• **The problem**
Pictures in the data should be dropped; transcribe exactly the lines from the one that has "Generate a LaTeX" through the one that has "(0,0) rectangle (879,1382);".

• **Given records**
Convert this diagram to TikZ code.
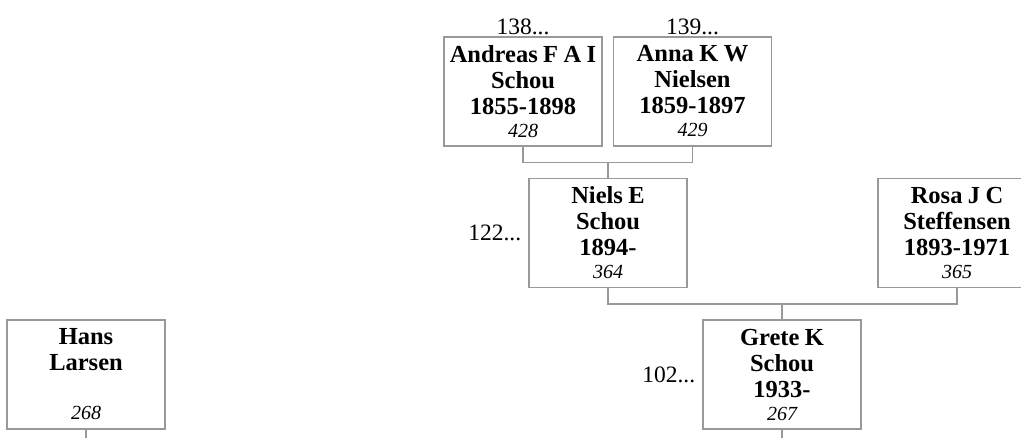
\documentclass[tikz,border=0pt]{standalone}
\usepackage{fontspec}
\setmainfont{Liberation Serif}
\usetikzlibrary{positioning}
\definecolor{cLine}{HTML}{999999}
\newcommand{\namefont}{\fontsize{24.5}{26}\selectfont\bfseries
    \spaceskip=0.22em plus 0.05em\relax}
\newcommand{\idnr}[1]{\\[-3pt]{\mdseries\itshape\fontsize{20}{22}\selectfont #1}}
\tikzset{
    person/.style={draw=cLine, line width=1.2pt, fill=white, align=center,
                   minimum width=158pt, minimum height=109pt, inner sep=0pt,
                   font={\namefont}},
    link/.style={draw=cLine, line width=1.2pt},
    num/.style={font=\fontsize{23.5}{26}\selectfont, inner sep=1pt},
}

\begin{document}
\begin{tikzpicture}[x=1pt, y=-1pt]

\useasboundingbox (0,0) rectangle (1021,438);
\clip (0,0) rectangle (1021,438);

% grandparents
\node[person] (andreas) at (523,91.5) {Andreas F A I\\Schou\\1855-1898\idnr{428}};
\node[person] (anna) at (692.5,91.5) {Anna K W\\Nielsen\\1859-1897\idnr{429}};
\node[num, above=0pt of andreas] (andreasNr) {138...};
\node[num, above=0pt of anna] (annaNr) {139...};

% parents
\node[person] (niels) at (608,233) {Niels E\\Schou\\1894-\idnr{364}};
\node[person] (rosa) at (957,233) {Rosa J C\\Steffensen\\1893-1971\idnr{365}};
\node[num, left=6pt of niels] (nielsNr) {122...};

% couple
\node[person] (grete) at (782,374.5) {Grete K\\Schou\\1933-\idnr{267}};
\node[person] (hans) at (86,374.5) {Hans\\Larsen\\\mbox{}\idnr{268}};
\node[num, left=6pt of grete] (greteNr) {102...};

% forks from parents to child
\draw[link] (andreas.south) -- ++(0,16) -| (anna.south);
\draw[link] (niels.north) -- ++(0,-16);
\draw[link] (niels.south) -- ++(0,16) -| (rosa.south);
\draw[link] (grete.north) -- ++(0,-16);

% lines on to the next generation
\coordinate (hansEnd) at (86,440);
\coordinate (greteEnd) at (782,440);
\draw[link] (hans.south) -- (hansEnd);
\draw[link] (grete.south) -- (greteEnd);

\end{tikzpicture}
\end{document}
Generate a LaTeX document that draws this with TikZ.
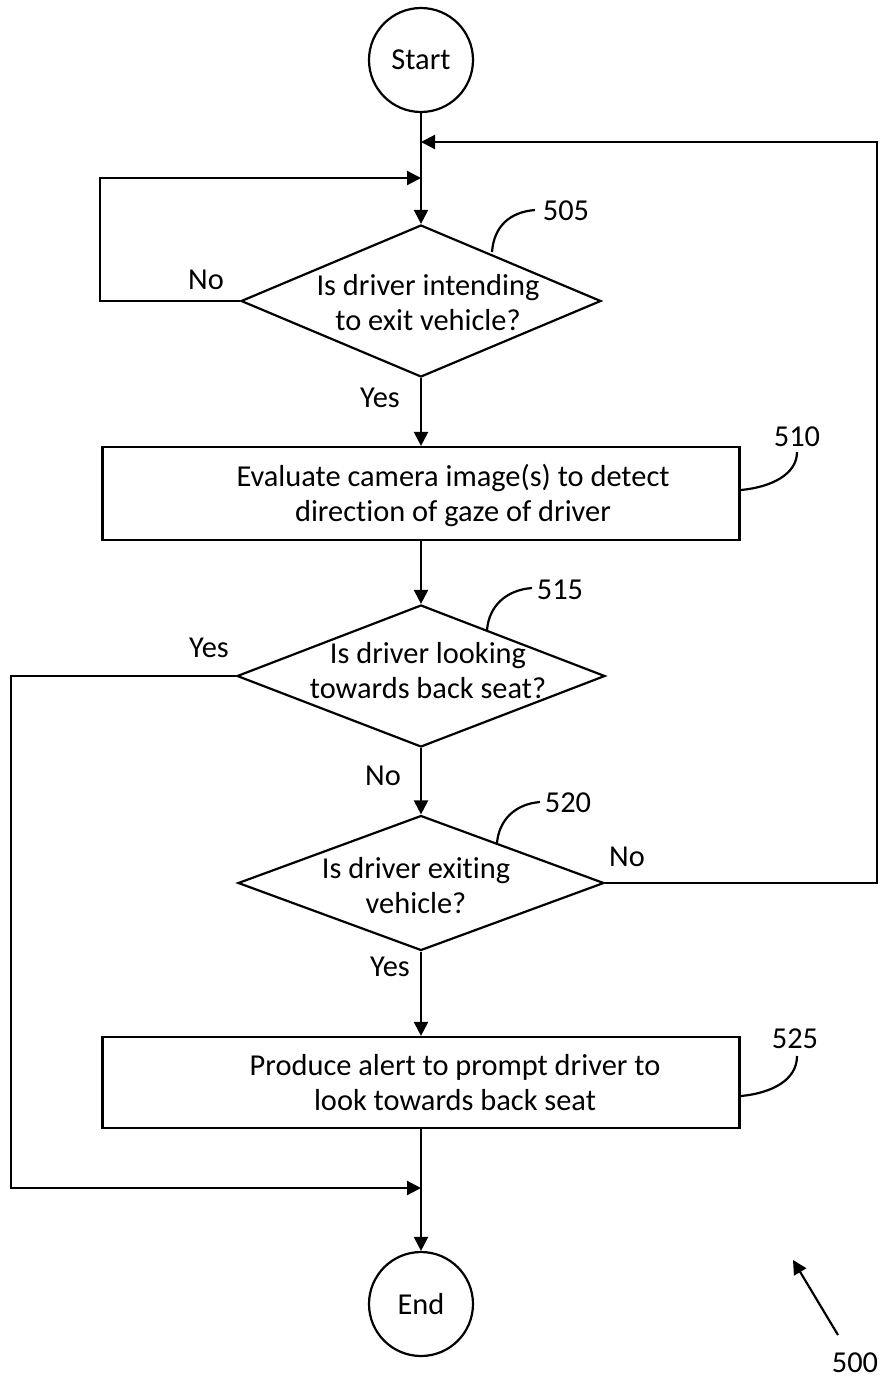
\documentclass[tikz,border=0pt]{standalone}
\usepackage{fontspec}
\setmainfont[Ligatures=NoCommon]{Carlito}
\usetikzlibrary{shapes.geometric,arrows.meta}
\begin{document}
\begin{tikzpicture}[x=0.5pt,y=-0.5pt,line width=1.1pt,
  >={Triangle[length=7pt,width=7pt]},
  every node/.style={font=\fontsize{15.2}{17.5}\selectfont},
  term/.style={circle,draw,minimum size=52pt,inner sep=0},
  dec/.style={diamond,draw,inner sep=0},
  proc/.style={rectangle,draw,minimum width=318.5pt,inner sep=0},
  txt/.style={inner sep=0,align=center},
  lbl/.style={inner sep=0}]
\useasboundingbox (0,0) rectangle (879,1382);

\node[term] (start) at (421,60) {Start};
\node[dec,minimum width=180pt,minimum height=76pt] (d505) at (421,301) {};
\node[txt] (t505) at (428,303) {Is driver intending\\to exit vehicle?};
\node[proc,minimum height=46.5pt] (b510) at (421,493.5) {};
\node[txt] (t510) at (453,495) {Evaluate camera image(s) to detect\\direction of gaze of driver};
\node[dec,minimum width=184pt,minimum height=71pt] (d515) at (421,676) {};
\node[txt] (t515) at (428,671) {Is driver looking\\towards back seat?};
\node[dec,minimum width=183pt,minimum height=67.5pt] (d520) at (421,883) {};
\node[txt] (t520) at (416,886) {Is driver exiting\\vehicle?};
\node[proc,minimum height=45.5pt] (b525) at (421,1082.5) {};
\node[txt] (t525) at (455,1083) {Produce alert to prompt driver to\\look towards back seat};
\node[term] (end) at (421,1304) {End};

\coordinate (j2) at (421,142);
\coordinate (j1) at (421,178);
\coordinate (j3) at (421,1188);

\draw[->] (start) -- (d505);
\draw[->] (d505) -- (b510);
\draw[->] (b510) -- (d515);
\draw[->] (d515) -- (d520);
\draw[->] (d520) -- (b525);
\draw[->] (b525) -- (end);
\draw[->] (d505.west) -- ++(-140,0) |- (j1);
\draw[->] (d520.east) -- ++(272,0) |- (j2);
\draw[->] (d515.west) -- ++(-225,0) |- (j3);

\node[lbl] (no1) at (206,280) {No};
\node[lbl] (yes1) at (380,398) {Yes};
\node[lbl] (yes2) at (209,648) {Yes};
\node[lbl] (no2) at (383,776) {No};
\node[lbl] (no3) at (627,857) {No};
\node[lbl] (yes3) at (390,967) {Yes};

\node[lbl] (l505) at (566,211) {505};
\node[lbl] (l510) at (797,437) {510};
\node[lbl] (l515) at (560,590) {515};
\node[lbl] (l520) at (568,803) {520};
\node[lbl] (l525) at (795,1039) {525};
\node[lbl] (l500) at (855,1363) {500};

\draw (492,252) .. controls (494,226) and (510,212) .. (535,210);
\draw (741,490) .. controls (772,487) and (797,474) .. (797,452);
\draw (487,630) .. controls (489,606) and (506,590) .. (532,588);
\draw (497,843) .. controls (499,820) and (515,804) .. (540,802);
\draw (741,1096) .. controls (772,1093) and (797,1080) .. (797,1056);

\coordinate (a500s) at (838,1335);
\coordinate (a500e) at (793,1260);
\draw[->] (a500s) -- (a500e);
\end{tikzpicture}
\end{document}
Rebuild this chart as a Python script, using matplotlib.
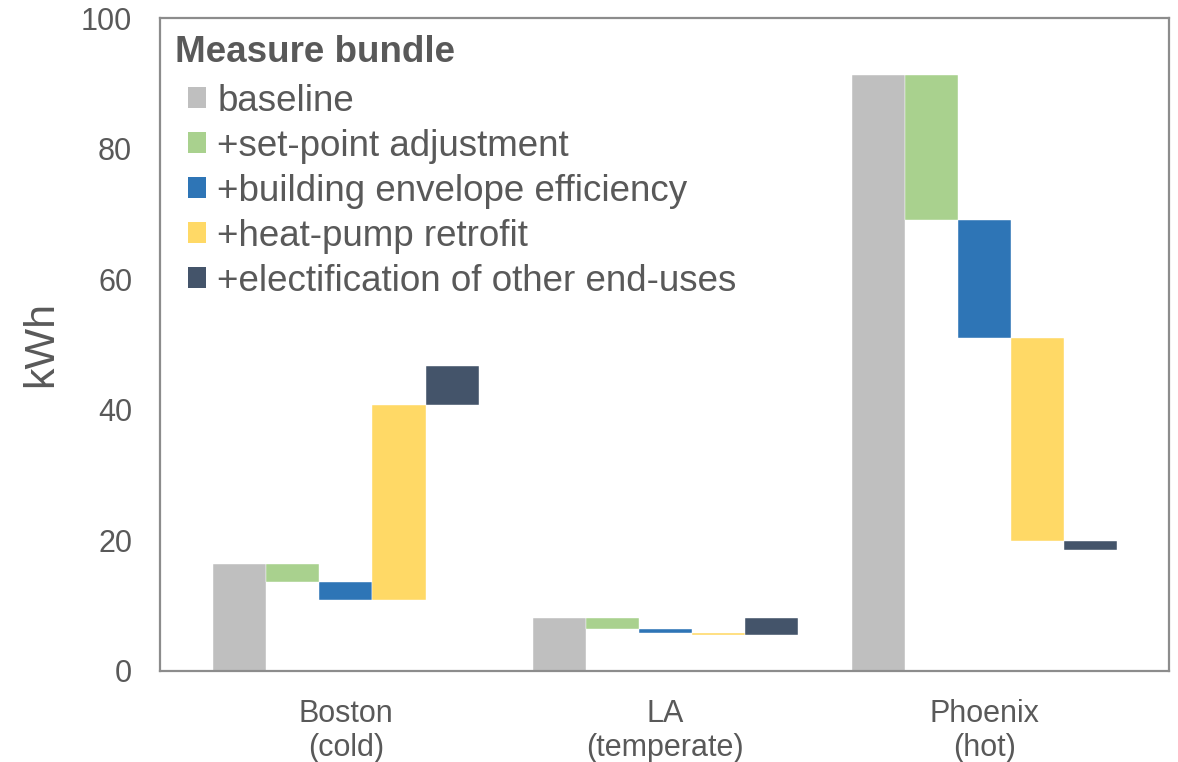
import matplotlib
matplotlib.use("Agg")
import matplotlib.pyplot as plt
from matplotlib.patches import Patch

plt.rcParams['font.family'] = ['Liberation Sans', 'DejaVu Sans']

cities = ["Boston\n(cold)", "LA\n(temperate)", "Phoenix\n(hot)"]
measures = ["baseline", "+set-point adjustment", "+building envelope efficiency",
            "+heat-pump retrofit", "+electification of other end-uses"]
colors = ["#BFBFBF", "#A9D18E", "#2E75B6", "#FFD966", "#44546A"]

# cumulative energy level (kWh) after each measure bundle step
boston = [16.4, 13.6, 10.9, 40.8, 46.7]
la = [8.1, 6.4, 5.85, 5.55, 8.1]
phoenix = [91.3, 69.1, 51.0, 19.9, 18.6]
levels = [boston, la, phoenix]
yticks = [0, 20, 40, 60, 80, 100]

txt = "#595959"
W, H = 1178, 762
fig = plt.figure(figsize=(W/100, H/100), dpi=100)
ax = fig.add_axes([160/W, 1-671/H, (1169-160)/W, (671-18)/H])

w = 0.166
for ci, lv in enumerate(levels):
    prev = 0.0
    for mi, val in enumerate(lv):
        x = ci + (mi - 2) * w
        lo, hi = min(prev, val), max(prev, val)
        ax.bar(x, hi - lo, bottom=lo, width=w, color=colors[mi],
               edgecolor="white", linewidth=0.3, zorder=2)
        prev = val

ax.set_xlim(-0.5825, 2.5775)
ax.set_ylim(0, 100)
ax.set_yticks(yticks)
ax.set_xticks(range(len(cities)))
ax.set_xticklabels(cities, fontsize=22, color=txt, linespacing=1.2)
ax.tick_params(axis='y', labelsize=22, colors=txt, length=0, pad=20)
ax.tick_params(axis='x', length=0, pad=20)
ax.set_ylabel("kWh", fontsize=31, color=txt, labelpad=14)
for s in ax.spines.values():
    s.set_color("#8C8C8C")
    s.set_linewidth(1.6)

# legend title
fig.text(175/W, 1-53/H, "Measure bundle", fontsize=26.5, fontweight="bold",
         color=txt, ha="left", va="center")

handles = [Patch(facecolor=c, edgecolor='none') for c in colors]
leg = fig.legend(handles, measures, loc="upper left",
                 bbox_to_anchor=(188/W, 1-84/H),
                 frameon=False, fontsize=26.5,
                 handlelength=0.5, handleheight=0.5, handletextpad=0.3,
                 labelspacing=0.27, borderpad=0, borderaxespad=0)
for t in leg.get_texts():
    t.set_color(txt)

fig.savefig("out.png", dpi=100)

• **Response for this exercise**
Generate a LaTeX document that draws this with TikZ.
\documentclass[tikz,border=0pt]{standalone}
\usepackage{fontspec}
\setmainfont[Ligatures=NoCommon]{Carlito}
\usetikzlibrary{shapes.geometric,arrows.meta}
\begin{document}
\begin{tikzpicture}[x=0.5pt,y=-0.5pt,line width=1.1pt,
  >={Triangle[length=7pt,width=7pt]},
  every node/.style={font=\fontsize{15.2}{17.5}\selectfont},
  term/.style={circle,draw,minimum size=52pt,inner sep=0},
  dec/.style={diamond,draw,inner sep=0},
  proc/.style={rectangle,draw,minimum width=318.5pt,inner sep=0},
  txt/.style={inner sep=0,align=center},
  lbl/.style={inner sep=0}]
\useasboundingbox (0,0) rectangle (879,1382);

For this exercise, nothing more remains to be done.